§ TASK DETAILS: Extract word for word the lines of the listing from its start to the line holding "fig = go.Figure()", both ends kept; pictures are not part of the copy.

§ DATA LINES:
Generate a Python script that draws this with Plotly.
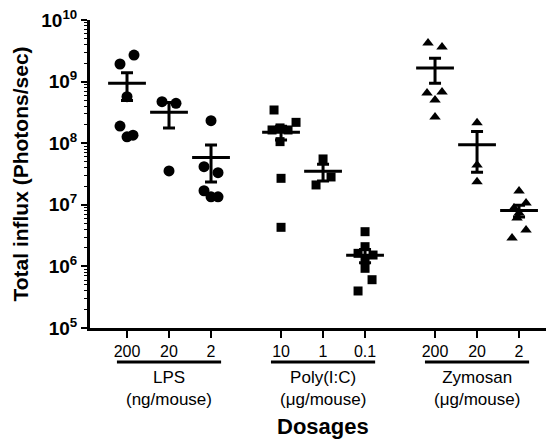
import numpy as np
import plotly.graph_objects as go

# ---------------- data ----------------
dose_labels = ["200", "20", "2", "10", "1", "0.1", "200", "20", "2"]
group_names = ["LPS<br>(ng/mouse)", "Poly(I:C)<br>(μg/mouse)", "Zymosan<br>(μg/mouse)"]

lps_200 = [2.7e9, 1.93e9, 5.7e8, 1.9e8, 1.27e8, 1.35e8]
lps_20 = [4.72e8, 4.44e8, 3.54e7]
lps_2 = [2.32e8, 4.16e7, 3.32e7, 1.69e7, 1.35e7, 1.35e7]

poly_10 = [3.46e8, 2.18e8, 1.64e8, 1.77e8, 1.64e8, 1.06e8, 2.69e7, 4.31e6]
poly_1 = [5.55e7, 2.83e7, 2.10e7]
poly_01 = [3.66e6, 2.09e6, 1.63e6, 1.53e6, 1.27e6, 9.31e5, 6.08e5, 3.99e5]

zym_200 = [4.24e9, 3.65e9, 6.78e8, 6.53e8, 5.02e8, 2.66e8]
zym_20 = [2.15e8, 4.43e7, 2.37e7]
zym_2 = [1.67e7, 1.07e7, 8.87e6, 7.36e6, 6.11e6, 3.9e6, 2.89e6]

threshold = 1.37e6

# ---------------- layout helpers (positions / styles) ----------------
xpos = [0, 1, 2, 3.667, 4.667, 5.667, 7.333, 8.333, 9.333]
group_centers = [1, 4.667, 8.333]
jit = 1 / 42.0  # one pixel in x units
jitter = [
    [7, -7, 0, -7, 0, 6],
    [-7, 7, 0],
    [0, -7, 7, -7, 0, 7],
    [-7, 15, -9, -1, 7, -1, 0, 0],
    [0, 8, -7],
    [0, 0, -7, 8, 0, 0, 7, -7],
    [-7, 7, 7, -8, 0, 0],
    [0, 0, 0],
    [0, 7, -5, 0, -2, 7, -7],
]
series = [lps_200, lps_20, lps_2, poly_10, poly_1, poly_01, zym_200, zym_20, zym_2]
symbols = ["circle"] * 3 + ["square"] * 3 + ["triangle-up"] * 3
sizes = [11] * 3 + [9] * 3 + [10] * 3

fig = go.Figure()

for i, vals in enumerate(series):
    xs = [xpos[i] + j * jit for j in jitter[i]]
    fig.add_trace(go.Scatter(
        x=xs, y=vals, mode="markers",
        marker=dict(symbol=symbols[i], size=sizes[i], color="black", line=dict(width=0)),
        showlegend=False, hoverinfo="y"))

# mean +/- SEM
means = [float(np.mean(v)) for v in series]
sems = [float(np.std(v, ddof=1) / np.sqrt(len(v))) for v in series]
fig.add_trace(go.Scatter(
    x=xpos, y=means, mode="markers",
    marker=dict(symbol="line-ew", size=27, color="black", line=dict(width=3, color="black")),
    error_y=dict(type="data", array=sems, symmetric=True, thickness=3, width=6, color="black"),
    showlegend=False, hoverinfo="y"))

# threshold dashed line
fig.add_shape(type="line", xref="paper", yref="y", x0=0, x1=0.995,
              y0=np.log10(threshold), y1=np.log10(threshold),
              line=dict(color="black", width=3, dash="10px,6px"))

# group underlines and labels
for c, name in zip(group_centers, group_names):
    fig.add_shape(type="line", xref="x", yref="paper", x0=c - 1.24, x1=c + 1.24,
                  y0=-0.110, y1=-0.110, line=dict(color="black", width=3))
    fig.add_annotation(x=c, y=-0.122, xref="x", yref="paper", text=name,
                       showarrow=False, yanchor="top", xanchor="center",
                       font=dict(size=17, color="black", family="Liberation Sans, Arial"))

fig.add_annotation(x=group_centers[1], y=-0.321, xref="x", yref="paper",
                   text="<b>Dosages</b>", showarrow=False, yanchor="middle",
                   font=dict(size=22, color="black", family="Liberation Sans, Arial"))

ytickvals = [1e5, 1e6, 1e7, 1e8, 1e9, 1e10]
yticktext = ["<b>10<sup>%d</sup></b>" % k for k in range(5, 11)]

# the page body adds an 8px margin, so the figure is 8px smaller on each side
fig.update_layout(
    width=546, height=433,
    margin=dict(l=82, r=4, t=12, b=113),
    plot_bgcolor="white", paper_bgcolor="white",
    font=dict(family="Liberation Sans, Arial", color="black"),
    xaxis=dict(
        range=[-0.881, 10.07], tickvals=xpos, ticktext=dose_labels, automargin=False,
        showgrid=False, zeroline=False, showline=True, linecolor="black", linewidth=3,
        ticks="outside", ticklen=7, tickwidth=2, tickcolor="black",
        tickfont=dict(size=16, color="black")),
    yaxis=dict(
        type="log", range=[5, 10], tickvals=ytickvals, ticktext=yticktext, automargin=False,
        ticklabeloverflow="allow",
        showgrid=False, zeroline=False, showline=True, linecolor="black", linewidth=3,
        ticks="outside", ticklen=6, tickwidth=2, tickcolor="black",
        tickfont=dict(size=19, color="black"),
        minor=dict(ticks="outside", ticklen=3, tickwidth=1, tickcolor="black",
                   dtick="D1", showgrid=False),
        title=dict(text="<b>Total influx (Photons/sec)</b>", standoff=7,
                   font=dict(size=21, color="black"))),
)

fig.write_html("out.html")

§ RIGHT ANSWER:
Generate a Python script that draws this with Plotly.
import numpy as np
import plotly.graph_objects as go

# ---------------- data ----------------
dose_labels = ["200", "20", "2", "10", "1", "0.1", "200", "20", "2"]
group_names = ["LPS<br>(ng/mouse)", "Poly(I:C)<br>(μg/mouse)", "Zymosan<br>(μg/mouse)"]

lps_200 = [2.7e9, 1.93e9, 5.7e8, 1.9e8, 1.27e8, 1.35e8]
lps_20 = [4.72e8, 4.44e8, 3.54e7]
lps_2 = [2.32e8, 4.16e7, 3.32e7, 1.69e7, 1.35e7, 1.35e7]

poly_10 = [3.46e8, 2.18e8, 1.64e8, 1.77e8, 1.64e8, 1.06e8, 2.69e7, 4.31e6]
poly_1 = [5.55e7, 2.83e7, 2.10e7]
poly_01 = [3.66e6, 2.09e6, 1.63e6, 1.53e6, 1.27e6, 9.31e5, 6.08e5, 3.99e5]

zym_200 = [4.24e9, 3.65e9, 6.78e8, 6.53e8, 5.02e8, 2.66e8]
zym_20 = [2.15e8, 4.43e7, 2.37e7]
zym_2 = [1.67e7, 1.07e7, 8.87e6, 7.36e6, 6.11e6, 3.9e6, 2.89e6]

threshold = 1.37e6

# ---------------- layout helpers (positions / styles) ----------------
xpos = [0, 1, 2, 3.667, 4.667, 5.667, 7.333, 8.333, 9.333]
group_centers = [1, 4.667, 8.333]
jit = 1 / 42.0  # one pixel in x units
jitter = [
    [7, -7, 0, -7, 0, 6],
    [-7, 7, 0],
    [0, -7, 7, -7, 0, 7],
    [-7, 15, -9, -1, 7, -1, 0, 0],
    [0, 8, -7],
    [0, 0, -7, 8, 0, 0, 7, -7],
    [-7, 7, 7, -8, 0, 0],
    [0, 0, 0],
    [0, 7, -5, 0, -2, 7, -7],
]
series = [lps_200, lps_20, lps_2, poly_10, poly_1, poly_01, zym_200, zym_20, zym_2]
symbols = ["circle"] * 3 + ["square"] * 3 + ["triangle-up"] * 3
sizes = [11] * 3 + [9] * 3 + [10] * 3

fig = go.Figure()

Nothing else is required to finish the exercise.